Una seconda prospettiva di Firenze sta nella possibilità di sollecitare nelle diocesi una riflessione sul futuro della pastorale, animando (o ri-animando!) realtà che oggi appaiono appannate, ridando valore al senso della partecipazione, superando la tentazione dell’attivismo clericale; in tal senso occorre sempre considerare che la vitalità ecclesiale ha sempre anche un riflesso sulla vita culturale e civile delle comunità. I cristiani hanno capito che la fede non dà risposte automatiche ai problemi del nostro tempo, ma sono consapevoli di aver ricevuto una “buona notizia” che può essere luce e motivo di speranza per tutti, contributo al riconoscimento della dignità di ogni essere umano, alla costruzione di una convivenza più giusta e pacifica della “famiglia umana”.

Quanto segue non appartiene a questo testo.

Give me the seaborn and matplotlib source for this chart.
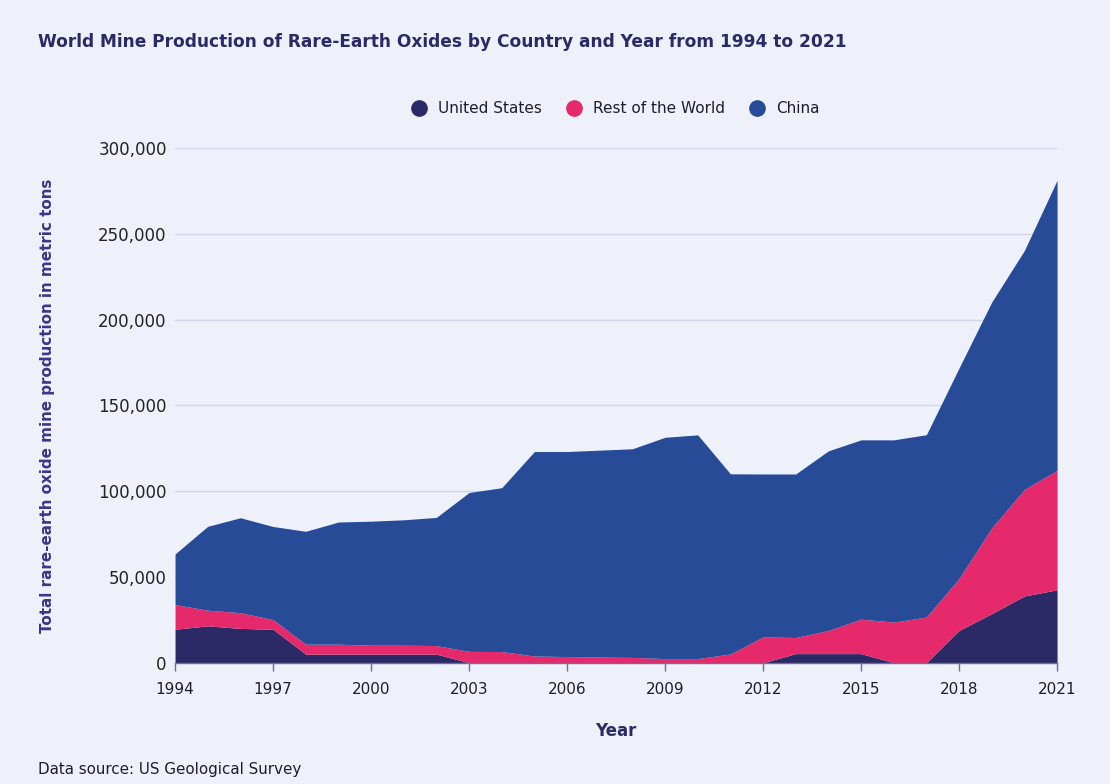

È attraverso la partecipazione e la corresponsabilità che si può arrivare ad un terzo passaggio, decisivo, quello del discernimento. A partire da una domanda che riguarda l’intera comunità ecclesiale, ma direttamente anche i singoli credenti: che cammino stiamo facendo? Che cammino sto facendo con gli altri? Che cosa ci serve o ci può aiutare per crescere, per camminare? Anche attraverso il convegno ecclesiale, riandando all’essenziale della fede e vivendo il dono e la pratica della misericordia, siamo insomma chiamati a riscoprire il nostro come un tempo propizio per seminare, per avviare scelte, per costruire insieme.